Sturdee's ships reached the Falklands by the morning of 8 December, shortly before Spee's squadron arrived. Gneisenau and Nürnberg were sent to reconnoiter the port and attack British facilities, while the rest of the squadron stood out to sea. The British spotted the East Asia Squadron at 09:40; Spee was unaware that the British had sent the two battlecruisers, and when he observed them, he ordered his ships to withdraw. Despite the head start, the fast battlecruisers quickly caught up with the worn-out German ships, which had just completed a 16,000 nmi voyage without repairs, and were no longer capable of their best speeds. Once he had determined that he would not be able to outrun his pursuers, Spee turned his two armored cruisers around to try to delay them long enough for the light cruisers to escape, though Sturdee had foreseen this maneuver and detached his cruisers to chase the German light cruisers while Invincible and Inflexible remained focused on Scharnhorst and Gneisenau.

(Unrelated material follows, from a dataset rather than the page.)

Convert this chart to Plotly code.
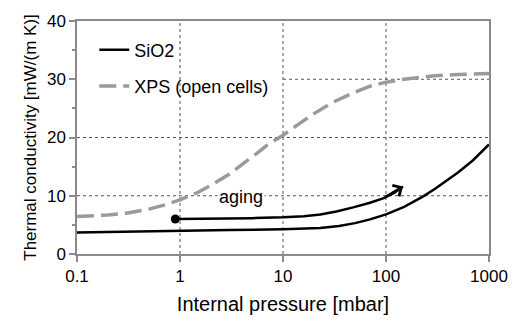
import math
import plotly.graph_objects as go

# ---- data ----
sio2_p = [0.1, 0.3, 1, 3, 10, 23, 35, 50, 70, 100, 150, 230, 300, 400, 500, 700, 1000]
sio2_k = [3.7, 3.8, 3.95, 4.1, 4.25, 4.45, 4.8, 5.3, 5.95, 6.8, 8.1, 9.9, 11.2, 12.7, 14.0, 16.1, 18.8]

xps_p = [0.1, 0.2, 0.3, 0.5, 0.7, 1, 1.5, 2, 3, 4, 5.5, 7, 10, 15, 20, 30, 50, 70, 100, 150, 200, 300, 500, 1000]
xps_k = [6.45, 6.7, 7.0, 7.7, 8.4, 9.3, 10.6, 11.8, 13.7, 15.3, 17.2, 18.7, 20.4, 22.6, 24.1, 26.0, 27.8, 28.8, 29.5, 30.0, 30.3, 30.6, 30.8, 31.0]

aging_p = [0.9, 2, 5, 10, 16, 23, 33, 48, 70, 95, 120, 146]
aging_k = [6.0, 6.05, 6.15, 6.3, 6.5, 6.8, 7.3, 8.0, 8.8, 9.6, 10.5, 11.6]

x_ticks = [0.1, 1, 10, 100, 1000]
x_ticklabels = ["0.1", "1", "10", "100", "1000"]
y_ticks = [0, 10, 20, 30, 40]
grid_x = [1, 10, 100]
grid_y = [10, 20, 30]
grid_y_start = [0.1, 0.1, 10]

FONT = "Liberation Sans, Arial, sans-serif"
AXC = "#8a8a8a"
GRIDC = "#555555"

fig = go.Figure()
fig.add_trace(go.Scatter(x=sio2_p, y=sio2_k, mode="lines", name="SiO2",
                         line=dict(color="black", width=2.5),
                         legendgroup="a"))
fig.add_trace(go.Scatter(x=xps_p, y=xps_k, mode="lines", name="XPS (open cells)",
                         line=dict(color="#9a9a9a", width=3.5, dash="17px,7px"),
                         legendgroup="b"))
fig.add_trace(go.Scatter(x=aging_p, y=aging_k, mode="lines", showlegend=False,
                         line=dict(color="black", width=2.5)))
fig.add_trace(go.Scatter(x=aging_p[:1], y=aging_k[:1], mode="markers", showlegend=False,
                         marker=dict(color="black", size=9)))

shapes = []
for gx in grid_x:
    shapes.append(dict(type="line", xref="x", yref="y", x0=gx, x1=gx, y0=0, y1=40,
                       line=dict(color=GRIDC, width=1, dash="3px,3px"), layer="below"))
for gy, gs in zip(grid_y, grid_y_start):
    shapes.append(dict(type="line", xref="x", yref="y", x0=gs, x1=1000, y0=gy, y1=gy,
                       line=dict(color=GRIDC, width=1, dash="3px,3px"), layer="below"))

annotations = [
    dict(x=math.log10(aging_p[-1]), y=aging_k[-1], xref="x", yref="y",
         ax=math.log10(aging_p[-3]), ay=aging_k[-3], axref="x", ayref="y",
         showarrow=True, arrowhead=4, arrowsize=1, arrowwidth=2.5, arrowcolor="black", text=""),
    dict(x=math.log10(3.95), y=9.8, xref="x", yref="y", text="aging", showarrow=False,
         bgcolor="white", font=dict(size=18, color="black", family=FONT)),
]

fig.update_layout(
    width=520, height=324,
    margin=dict(l=77, r=22, t=17, b=61),
    paper_bgcolor="white", plot_bgcolor="white",
    font=dict(family=FONT, color="black", size=17),
    shapes=shapes, annotations=annotations,
    legend=dict(x=0.042, y=0.955, xanchor="left", yanchor="top",
                font=dict(size=18, family=FONT), bgcolor="rgba(255,255,255,0)",
                tracegroupgap=10, traceorder="grouped"),
    xaxis=dict(type="log", range=[-1, 3], tickvals=x_ticks, ticktext=x_ticklabels,
               showgrid=False, zeroline=False, showline=True, linecolor=AXC, linewidth=1.5,
               mirror=True, ticks="outside", ticklen=6, tickcolor=AXC, tickwidth=1.5,
               tickfont=dict(size=17),
               title=dict(text="Internal pressure [mbar]", font=dict(size=20), standoff=12)),
    yaxis=dict(range=[0, 40], tickvals=y_ticks, showgrid=False, zeroline=False,
               showline=True, linecolor=AXC, linewidth=1.5, mirror=True,
               ticks="outside", ticklen=6, tickcolor=AXC, tickwidth=1.5,
               minor=dict(ticks="outside", ticklen=3, dtick=5, tick0=5, tickcolor=AXC, showgrid=False),
               tickfont=dict(size=17),
               title=dict(text="Thermal conductivity [mW/(m K)]", font=dict(size=17), standoff=6)),
)

fig.write_html("out.html")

At approximately 13:20, the battlecruisers opened fire at a range of 14 km. In the course of the battle, Spee repeatedly attempted to outmaneuver Sturdee to either close the range where his own guns would be effective against the battlecruisers, or escape into haze; he failed in both efforts. By 16:15, Scharnhorst was dead in the water and listing heavily; she sank shortly thereafter. Gneisenau then came under heavy fire from both battlecruisers and Carnarvon, and by 17:30, was burning badly after having been hit more than 50 times, many of them at close range. The captain ordered the ship to be scuttled, and the crew gave three cheers for the Kaiser before the vessel sank. Nürnberg and Leipzig were also sunk, though Dresden managed to escape temporarily, before she too was destroyed off Juan Fernández Island in March 1915. Some 2,200 men were killed, among them Spee.